Crystal River was once among the most celebrated sites of the Woodland period (ca. 1000 B.C. to A.D. 1000), consisting of ten mounds and large numbers of diverse artifacts from the Hopewell culture. But a lack of research using contemporary methods at this site and nearby Roberts Island limited a full understanding of what these sites could tell scholars.
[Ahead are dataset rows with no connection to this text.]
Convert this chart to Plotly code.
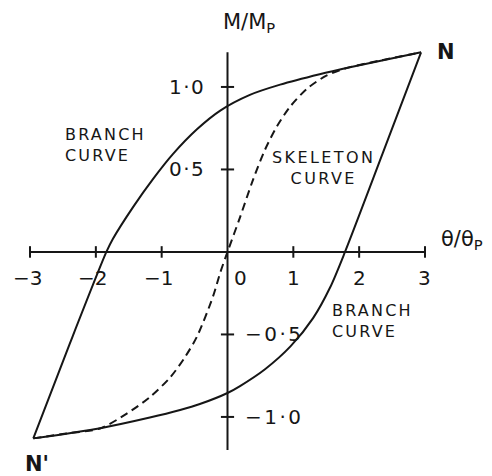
import plotly.graph_objects as go

# Skeleton curve (dashed): from N' through the origin to N
skel_theta = [-2.95, -2.45, -1.94, -1.53, -1.18, -0.87, -0.65, -0.46, -0.22, -0.11, 0.0,
              0.19, 0.39, 0.57, 0.75, 0.95, 1.21, 1.51, 1.86, 2.32, 2.94]
skel_m = [-1.13, -1.10, -1.07, -0.98, -0.88, -0.76, -0.64, -0.51, -0.27, -0.125, 0.0,
          0.21, 0.44, 0.62, 0.76, 0.88, 0.99, 1.07, 1.12, 1.16, 1.21]

# Upper branch curve: N' -> N
up_theta = [-2.95, -2.40, -1.84, -1.74, -1.43, -1.13, -0.83, -0.46, -0.11, 0.34, 0.80, 1.40, 1.86, 2.94]
up_m = [-1.13, -0.56, 0.0, 0.08, 0.275, 0.443, 0.593, 0.745, 0.857, 0.952, 1.014, 1.077, 1.119, 1.21]

# Lower branch curve: N -> N'
lo_theta = [2.94, 2.36, 1.785, 1.56, 1.30, 0.96, 0.57, 0.19, 0.0, -0.42, -0.72, -1.18, -1.93, -2.95]
lo_m = [1.21, 0.60, 0.0, -0.214, -0.401, -0.571, -0.711, -0.813, -0.855, -0.922, -0.958, -1.004, -1.068, -1.13]

# Axes and ticks
x_ticks = [-3, -2, -1, 1, 2, 3]
x_tick_labels = ["\u22123", "\u22122", "\u22121", "1", "2", "3"]
y_ticks = [1.0, 0.5, -0.5, -1.0]
y_tick_labels = ["1·0", "0·5", "\u22120·5", "\u22121·0"]
theta_axis_span = [-3, 3]
m_axis_span = [-1.2, 1.21]

INK = "#161616"
FONT = "DejaVu Sans"


def spaced(text, px):
    return f'<span style="letter-spacing:{px}px">{text}</span>'


fig = go.Figure()
fig.add_trace(go.Scatter(x=skel_theta, y=skel_m, mode="lines",
                         line=dict(color=INK, width=2, dash="8px,5px", shape="spline", smoothing=0.8)))
fig.add_trace(go.Scatter(x=up_theta, y=up_m, mode="lines",
                         line=dict(color=INK, width=2, shape="spline", smoothing=0.8)))
fig.add_trace(go.Scatter(x=lo_theta, y=lo_m, mode="lines",
                         line=dict(color=INK, width=2, shape="spline", smoothing=0.8)))

shapes = []
axis_line = dict(color=INK, width=2)
shapes.append(dict(type="line", xref="x", yref="y", x0=theta_axis_span[0], x1=theta_axis_span[1],
                   y0=0, y1=0, line=axis_line))
shapes.append(dict(type="line", xref="x", yref="y", x0=0, x1=0,
                   y0=m_axis_span[0], y1=m_axis_span[1], line=axis_line))
for t in x_ticks:
    shapes.append(dict(type="line", xref="x", yref="y", x0=t, x1=t, y0=-0.035, y1=0.035, line=axis_line))
for m in y_ticks:
    shapes.append(dict(type="line", xref="x", yref="y", x0=-0.1, x1=0.1, y0=m, y1=m, line=axis_line))

ann = []
tick_font = dict(family=FONT, size=20, color=INK)
for t, lab in zip(x_ticks, x_tick_labels):
    ann.append(dict(x=t, y=0, text=lab, showarrow=False, yanchor="top", yshift=-12,
                    xanchor="center", xshift=-3 if t < 0 else 0, font=tick_font))
ann.append(dict(x=0, y=0, text="0", showarrow=False, yanchor="top", yshift=-12,
                xanchor="left", xshift=4, font=tick_font))
for m, lab in zip(y_ticks, y_tick_labels):
    if m > 0:
        ann.append(dict(x=0, y=m, text=spaced(lab, 1.5), showarrow=False, xanchor="right", xshift=-21,
                        yanchor="middle", font=tick_font))
    else:
        ann.append(dict(x=0, y=m, text=spaced(lab, 2.5), showarrow=False, xanchor="left", xshift=15,
                        yanchor="middle", font=tick_font))

label_font = dict(family=FONT, size=16, color=INK)
ann.append(dict(x=-2.50, y=0.65, text=spaced("BRANCH", 2.2) + "<br>" + spaced("CURVE", 2.2),
                showarrow=False, xanchor="left", align="left", font=label_font))
ann.append(dict(x=1.46, y=0.506, text=spaced("SKELETON", 2.4) + "<br>" + spaced("CURVE", 2.4),
                showarrow=False, xanchor="center", align="center", font=label_font))
ann.append(dict(x=1.56, y=-0.42, text=spaced("BRANCH", 2.2) + "<br>" + spaced("CURVE", 2.2),
                showarrow=False, xanchor="left", align="left", font=label_font))

point_font = dict(family=FONT, size=21, color=INK, weight="bold")
ann.append(dict(x=up_theta[-1], y=up_m[-1], text="N", showarrow=False, xanchor="left", xshift=14,
                yanchor="middle", font=point_font))
ann.append(dict(x=up_theta[0], y=up_m[0], text="N'", showarrow=False, xanchor="center", xshift=4,
                yanchor="top", yshift=-12, font=point_font))

title_font = dict(family=FONT, size=21, color=INK)
ann.append(dict(x=0.33, y=1.39, text="M/M<sub>P</sub>", showarrow=False, xanchor="center",
                yanchor="middle", font=title_font))
ann.append(dict(x=3.56, y=0.07, text="θ/θ<sub>P</sub>", showarrow=False, xanchor="center",
                yanchor="middle", font=title_font))

fig.update_layout(
    width=492, height=476,
    margin=dict(l=0, r=0, t=0, b=0),
    paper_bgcolor="white", plot_bgcolor="white",
    showlegend=False,
    xaxis=dict(visible=False, range=[-3.456, 4.018], fixedrange=True),
    yaxis=dict(visible=False, range=[-1.358, 1.527], fixedrange=True),
    shapes=shapes,
    annotations=ann,
)

fig.write_html("out.html")
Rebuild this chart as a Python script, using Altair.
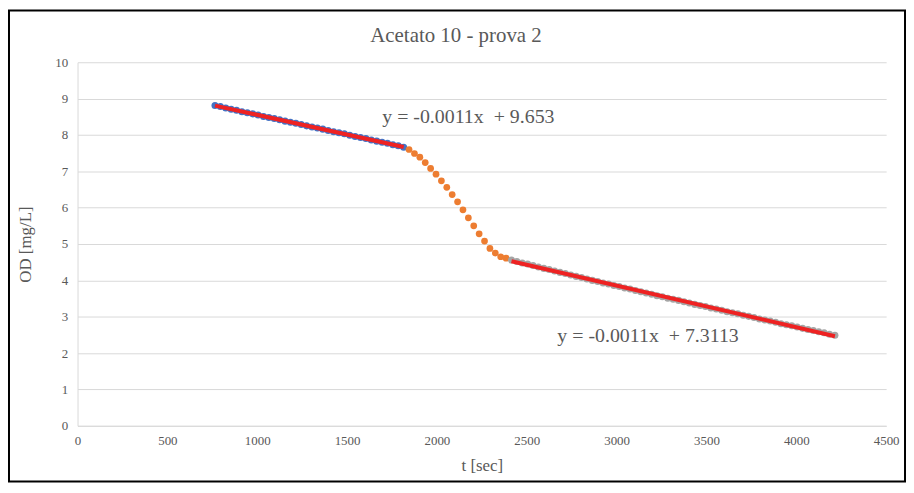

Thomas Pluckhahn and Victor Thompson reanalyze previous excavations and conduct new field investigations to tell the whole story of Crystal River from its beginnings as a ceremonial center, through its growth into a large village, to its decline at the turn of the first millennium while Roberts Island and other nearby areas thrived.

Comparing this community to similar sites on the Gulf Coast and in other areas of the world, Pluckhahn and Thompson argue that Crystal River is an example of an ""early village society."" They illustrate that these early villages present important evidence in a larger debate regarding the role of competition versus cooperation in the development of human societies.
Thomas J. Pluckhahn, professor of anthropology at the University of South Florida, is the author of Kolomoki: Settlement, Ceremony, and Status in the Deep South, A.D. 350 to 750.

Victor D. Thompson, professor of anthropology at the University of Georgia, is coeditor of The Archaeology and Historical Ecology of Small Scale Economies.